Data section →

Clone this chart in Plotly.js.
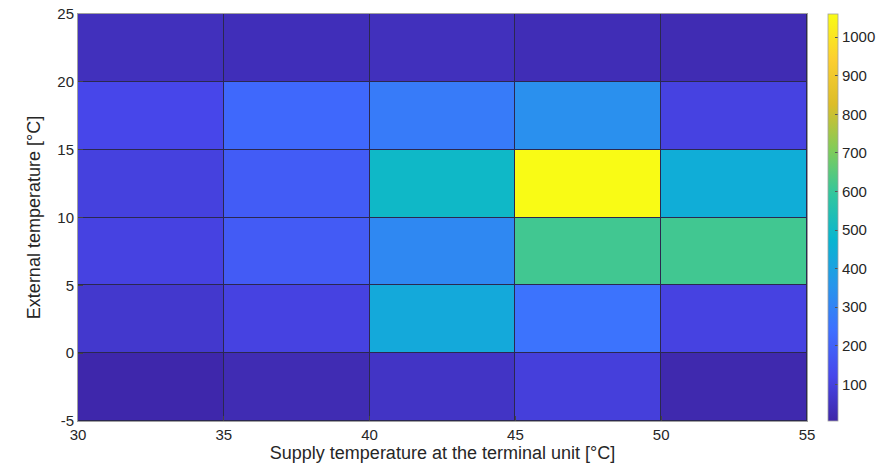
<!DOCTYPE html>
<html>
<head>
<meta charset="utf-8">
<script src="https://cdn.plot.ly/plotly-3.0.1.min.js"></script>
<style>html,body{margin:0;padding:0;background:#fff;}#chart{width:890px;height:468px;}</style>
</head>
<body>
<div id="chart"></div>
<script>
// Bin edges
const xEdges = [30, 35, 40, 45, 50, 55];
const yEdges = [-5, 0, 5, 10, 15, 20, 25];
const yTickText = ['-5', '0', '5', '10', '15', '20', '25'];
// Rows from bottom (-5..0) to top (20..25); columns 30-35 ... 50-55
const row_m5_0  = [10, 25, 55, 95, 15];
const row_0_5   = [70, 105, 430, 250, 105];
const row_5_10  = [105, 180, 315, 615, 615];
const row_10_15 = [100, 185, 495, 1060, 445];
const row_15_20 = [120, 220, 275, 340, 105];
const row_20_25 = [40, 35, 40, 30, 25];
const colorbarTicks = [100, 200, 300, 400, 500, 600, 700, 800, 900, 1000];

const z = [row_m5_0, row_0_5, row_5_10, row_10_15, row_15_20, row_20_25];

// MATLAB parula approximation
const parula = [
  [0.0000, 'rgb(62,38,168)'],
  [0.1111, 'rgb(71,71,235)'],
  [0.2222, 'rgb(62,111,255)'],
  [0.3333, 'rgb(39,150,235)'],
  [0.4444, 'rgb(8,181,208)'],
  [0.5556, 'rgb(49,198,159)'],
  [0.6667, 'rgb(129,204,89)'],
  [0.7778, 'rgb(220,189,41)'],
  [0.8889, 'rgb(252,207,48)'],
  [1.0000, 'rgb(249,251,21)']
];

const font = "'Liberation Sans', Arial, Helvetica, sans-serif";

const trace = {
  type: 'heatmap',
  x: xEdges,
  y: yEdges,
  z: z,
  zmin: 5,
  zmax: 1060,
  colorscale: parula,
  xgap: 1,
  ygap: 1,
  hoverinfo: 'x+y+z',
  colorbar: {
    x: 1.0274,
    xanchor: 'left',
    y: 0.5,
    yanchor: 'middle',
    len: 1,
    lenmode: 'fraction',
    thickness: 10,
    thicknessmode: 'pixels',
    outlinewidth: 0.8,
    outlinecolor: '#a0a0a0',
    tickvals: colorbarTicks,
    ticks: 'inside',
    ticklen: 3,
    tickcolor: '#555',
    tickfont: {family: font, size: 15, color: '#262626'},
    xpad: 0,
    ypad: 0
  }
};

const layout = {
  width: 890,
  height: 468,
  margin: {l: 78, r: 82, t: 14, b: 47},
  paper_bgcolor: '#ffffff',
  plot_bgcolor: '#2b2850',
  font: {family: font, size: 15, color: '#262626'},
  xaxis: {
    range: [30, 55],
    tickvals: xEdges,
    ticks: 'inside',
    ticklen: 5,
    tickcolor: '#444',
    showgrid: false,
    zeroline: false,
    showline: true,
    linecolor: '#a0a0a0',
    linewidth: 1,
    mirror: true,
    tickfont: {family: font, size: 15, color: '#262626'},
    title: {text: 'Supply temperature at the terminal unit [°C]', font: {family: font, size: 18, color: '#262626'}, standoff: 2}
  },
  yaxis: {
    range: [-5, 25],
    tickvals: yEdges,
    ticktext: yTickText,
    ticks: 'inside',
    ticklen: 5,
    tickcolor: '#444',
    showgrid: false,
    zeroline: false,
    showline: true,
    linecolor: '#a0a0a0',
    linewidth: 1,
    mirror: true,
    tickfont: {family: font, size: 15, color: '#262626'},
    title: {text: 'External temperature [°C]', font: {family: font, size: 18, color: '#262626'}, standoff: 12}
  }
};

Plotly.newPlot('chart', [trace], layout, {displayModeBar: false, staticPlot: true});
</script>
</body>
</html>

Exercise requirements → Leave out the pictures. Transcribe only the lines above, from the first through the one that contains "800, 900, 1000];".

Output for this task →
Clone this chart in Plotly.js.
<!DOCTYPE html>
<html>
<head>
<meta charset="utf-8">
<script src="https://cdn.plot.ly/plotly-3.0.1.min.js"></script>
<style>html,body{margin:0;padding:0;background:#fff;}#chart{width:890px;height:468px;}</style>
</head>
<body>
<div id="chart"></div>
<script>
// Bin edges
const xEdges = [30, 35, 40, 45, 50, 55];
const yEdges = [-5, 0, 5, 10, 15, 20, 25];
const yTickText = ['-5', '0', '5', '10', '15', '20', '25'];
// Rows from bottom (-5..0) to top (20..25); columns 30-35 ... 50-55
const row_m5_0  = [10, 25, 55, 95, 15];
const row_0_5   = [70, 105, 430, 250, 105];
const row_5_10  = [105, 180, 315, 615, 615];
const row_10_15 = [100, 185, 495, 1060, 445];
const row_15_20 = [120, 220, 275, 340, 105];
const row_20_25 = [40, 35, 40, 30, 25];
const colorbarTicks = [100, 200, 300, 400, 500, 600, 700, 800, 900, 1000];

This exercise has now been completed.